Tuesday 12 January 2021

Woodkid covers Cabrel

Although I somehow didn't get round to organising any kind of formal award ceremony in the closing months of last year, Woodkid's second album S16 was probably this blog's album of the year. 

It's an album that somehow fitted perfectly with the strange year we had. For all the grandeur of the textures he plays with, there's fragile humanity at the centre of it. While apparently inhuman and gigantic forces surround us and bewilder us, rather than simply focusing on the large-scale drama and celebrating it, his focus remains on the human dimension throughout.

For all the industrial-scale mechanics of Goliath, with its epic orchestral and electronic flavours, it asks simple personal questions: Where are you going boy? How did you get so lost?  Amidst the apparently overwhelming situation, with its depersonalising, uncertain and strange unfamiliarity, these questions remain pertinent and unanswered.

Meanwhile, the In your likeness video is set in the inhospitable and unfamiliar environment of an oil rig, lit as strangely as an alien space station in a Hollywood movie. But a song that focuses on one human voice, illuminating the darkness like a distress flare.

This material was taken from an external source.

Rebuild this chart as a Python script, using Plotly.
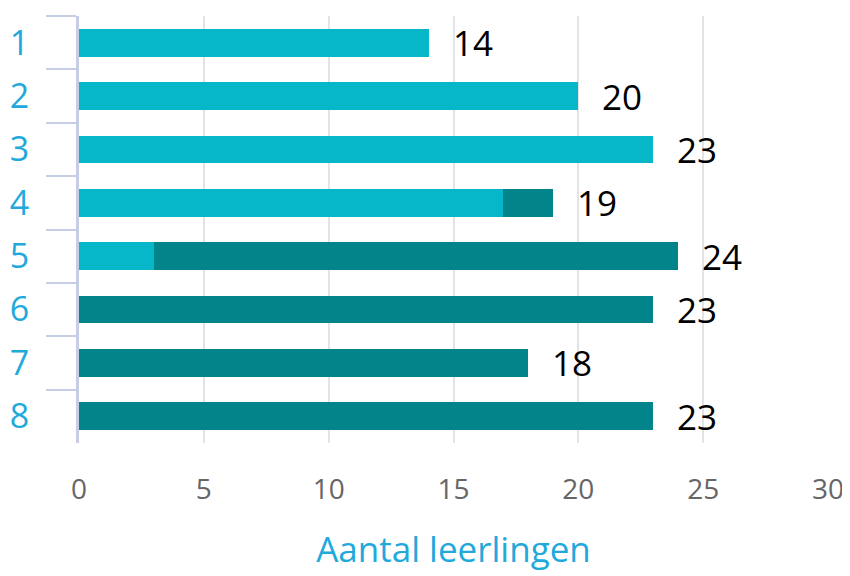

A lot of us have been moving towards personal reflection in a year that has seen us confronted by circumstances that are alien to us, frightening and beyond our control. A year where, for many of us, what once were optimistic horizons have become distant battlefields.

With his cover of Francis Cabrel's things are even more personal. The song by Cabrel from his 1994 Samedi soir sur la Terre is one of the songwriter's key works, a love song to his partner and to his child. With Woodkid's version, almost everything is stripped away, the focus is on voice on piano, and it's incredibly affecting.

If Cabrel was at the time thought to be one of the standard-bearers for the French chanson tradition, Woodkid has quietly established his own claim to the title.